The Minister cannot under any guise assume the direct administration of these agencies. It is outside her portfolio.

It is on record that both the Senate and House of Representatives Committees on Aviation invited the Minister to give accounts on several issues ranging from the contract on the re-modeling of the so called 11 Airports out of which the President approved $60m from the BASA Account in addition to over N600m for the re-construction of the General Aviation Terminal in Lagos.

Up to date the Minister has refused to respond to the inquiries from the national legislature. Simply put, the Minister was been asked to furnish the legislature with details of contractors handling the projects, the construction engineers, the process leading to the choice of the preferred contractor, how many contractors bidded for the job, was there an advertisements calling for tenders as required by law and several other questions bothering on due process as stipulated in the country's statute.

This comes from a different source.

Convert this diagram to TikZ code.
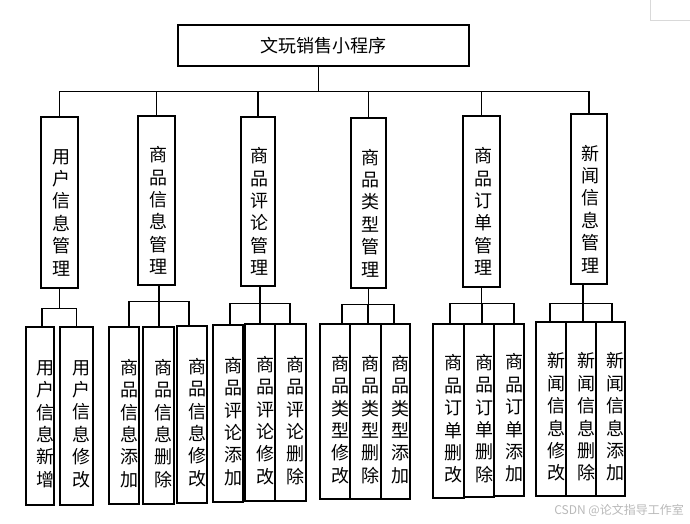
\documentclass[tikz,border=0pt]{standalone}
\usepackage{fontspec}
\newfontfamily\cjk{Noto Sans CJK SC}
\newcommand\bx[8]{%
  \node[box, minimum width={#4-#2}, minimum height={#5-#3},
        label={[vtext,xshift=#6pt,yshift=#7pt]center:{#8}}] (#1) at ({(#2+#4)/2},{(#3+#5)/2}) {};}
\begin{document}
\begin{tikzpicture}[x=1pt,y=-1pt,
  box/.style={draw, line width=1.2pt, inner sep=0pt},
  conn/.style={line width=1.2pt},
  vtext/.style={font=\cjk\fontsize{18}{22.4}\selectfont, align=center, inner sep=0pt}]
\useasboundingbox[fill=white] (0,0) rectangle (690,524);

% title
\node[box, minimum width=291pt, minimum height=41pt, font=\cjk\fontsize{18}{22}\selectfont] (title) at (323.5,45.5) {文玩销售小程序};

% level 2
\bx{a}{41}{117}{78}{288}{1.5}{-10}{用\\户\\信\\息\\管\\理}
\bx{b}{138}{116}{175}{285}{1.5}{-10}{商\\品\\信\\息\\管\\理}
\bx{c}{241}{117}{275}{286}{1.5}{-10}{商\\品\\评\\论\\管\\理}
\bx{d}{351}{118}{386}{288}{1.5}{-10}{商\\品\\类\\型\\管\\理}
\bx{e}{463}{116}{500}{287}{1.5}{-10}{商\\品\\订\\单\\管\\理}
\bx{f}{571}{114}{607}{284}{1.5}{-10}{新\\闻\\信\\息\\管\\理}

% level 3
\bx{a1}{26}{327}{54}{505}{5}{-8}{用\\户\\信\\息\\新\\增}
\bx{a2}{60}{327}{93}{505}{5}{-8}{用\\户\\信\\息\\修\\改}
\bx{b1}{109}{327}{139}{504}{5}{-8}{商\\品\\信\\息\\添\\加}
\bx{b2}{143}{327}{174}{504}{5}{-8}{商\\品\\信\\息\\删\\除}
\bx{b3}{177}{326}{207}{503}{5}{-8}{商\\品\\信\\息\\修\\改}
\bx{c1}{213}{325}{243}{502}{5}{-8}{商\\品\\评\\论\\添\\加}
\bx{c2}{245}{324}{275}{501}{5}{-8}{商\\品\\评\\论\\修\\改}
\bx{c3}{275}{324}{306}{501}{5}{-8}{商\\品\\评\\论\\删\\除}
\bx{d1}{320}{324}{350}{499}{5}{-8}{商\\品\\类\\型\\修\\改}
\bx{d2}{350}{324}{381}{499}{5}{-8}{商\\品\\类\\型\\删\\除}
\bx{d3}{381}{324}{410}{499}{5}{-8}{商\\品\\类\\型\\添\\加}
\bx{e1}{433}{324}{464}{498}{5}{-8}{商\\品\\订\\单\\删\\改}
\bx{e2}{464}{324}{494}{497}{5}{-8}{商\\品\\订\\单\\删\\除}
\bx{e3}{494}{324}{524}{496}{5}{-8}{商\\品\\订\\单\\添\\加}
\bx{f1}{536}{322}{566}{496}{5}{-8}{新\\闻\\信\\息\\修\\改}
\bx{f2}{566}{322}{596}{496}{5}{-8}{新\\闻\\信\\息\\删\\除}
\bx{f3}{596}{322}{625}{496}{5}{-8}{新\\闻\\信\\息\\添\\加}

% connectors level 1 -> 2
\draw[conn] ([xshift=-5pt]title.south) -- ++(0,25) coordinate (top);
\foreach \n in {a,b,c,d,e,f} \draw[conn] (\n.north) |- (top);

% connectors level 2 -> 3
\draw[conn] (a.south) -- ++(0,20) coordinate (ja);
\draw[conn] ([xshift=2pt]a1.north) |- (ja);
\draw[conn] (a2.north) |- (ja);

\draw[conn] ([xshift=2.5pt]b.south) -- ++(0,16) coordinate (jb);
\draw[conn] ([xshift=5pt]b1.north) |- (jb);
\draw[conn] ([xshift=0.5pt]b2.north) |- (jb);
\draw[conn] ([xshift=-3pt]b3.north) |- (jb);

\draw[conn] ([xshift=2pt]c.south) -- ++(0,17) coordinate (jc);
\draw[conn] ([xshift=2pt]c1.north) |- (jc);
\draw[conn] (c2.north) |- (jc);
\draw[conn] ([xshift=-0.5pt]c3.north) |- (jc);

\draw[conn] (d.south) -- ++(0,16) coordinate (jd);
\draw[conn] ([xshift=7pt]d1.north) |- (jd);
\draw[conn] ([xshift=2.5pt]d2.north) |- (jd);
\draw[conn] ([xshift=-1.5pt]d3.north) |- (jd);

\draw[conn] (e.south) -- ++(0,16) coordinate (je);
\draw[conn] ([xshift=1.5pt]e1.north) |- (je);
\draw[conn] ([xshift=3pt]e2.north) |- (je);
\draw[conn] ([xshift=5pt]e3.north) |- (je);

\draw[conn] ([xshift=-6pt]f.south) -- ++(0,19) coordinate (jf);
\draw[conn] ([xshift=-1pt]f1.north) |- (jf);
\draw[conn] ([xshift=2pt]f2.north) |- (jf);
\draw[conn] ([xshift=1.5pt]f3.north) |- (jf);

% page corner mark and watermark
\draw[gray!30, line width=0.8pt] (650,0) -- (650,20) -- (690,20);
\node[font=\cjk\fontsize{12}{14}\selectfont, text=gray!55, anchor=east, inner sep=0pt] (wm) at (684,510) {CSDN @论文指导工作室};
\end{tikzpicture}
\end{document}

If the Minister can brush aside all the aforementioned legal requirements and nobody in the presidency dare raises an eyebrow, then the country is in serious problems.

What the scenario as pictured above is no other than-We are in a dire strait. Can a Minister of the Federal Republic of Nigeria be acting outside the constitution which she swore to protect and uphold as an officer of the State? 

What this portend is simply a descent to the State of Anarchy where a Minister is above the law and in the realm of that popular thriller film titled- NICO ABOVE THE THE LAW.
The President should not allow this scenario to continue so that we don't descend to a state of lawlessness in all other sectors of the economy. The Aviation Minister in the current dispensation must be checkmated before it is too late.

Today, foreign airlines that ought to be making our airports a very busy hub aftermath of our attainment of FAA Cat 1 are not patronizing neither the Lagos or Abuja airports as expected but rather make the Kotoka International Airport, Accra, Ghana their choice business portal in the sub-region. Has anybody bothered to ask the Aviation Minister why this is so?

Foreign airlines can only operate into an environment where they can make some marginal profits, even as things are presently, domestic operations are near comatose and yet we gloss over their plights.

Today, at the Lagos airport, landing and take-off of foreign airlines can only be noticed late in the evenings and sometimes early in the morning. Larger parts of the afternoon in Lagos or Abuja are bereft of flight operation activities and the Ministry of Aviation is happy about this development in an airport that is supposed to be 24 hours active.

Kotoka International Airport, Accra, Ghana  without FAA Cat 1 categorization is 24 hours active. No dull moment. Why is MMIA that is supposed to be developed into a hub in the west Africa sub-region is less active for the larger parts of the afternoon. Why are foreign airlines flocking to Kotoka International Airport, Accra instead of MMIA, Lagos and a Minister is happy applauding him/herself of  been an achiever through airport re-modeling. If you pride yourself of re-modeling airport terminals and airlines are not patronizing your facility, what joy do you derive from that? What impact has the re-modeling made on the nation's economy?

Last year, a committee was set up to look into ways of assisting airlines- both domestic and foreign-especially in reducing the cost of Aviation Fuel that form a little above 40 per cent of their operational costs as a liter of the fuel cost N96 in Ghana, N65 in Libya with all the crisis, N130 in Benin, our next door neighbour and in Nigeria between N180 and N250 per liter depending on the point of purchase. The Minister on assumption of office set up a committee to look into the problems be-devilling the airlines so as to find solutions, especially to the high cost of Aviation Fuel.

Today, one year after, nothing has been heard of the committee nor its report and recommendations.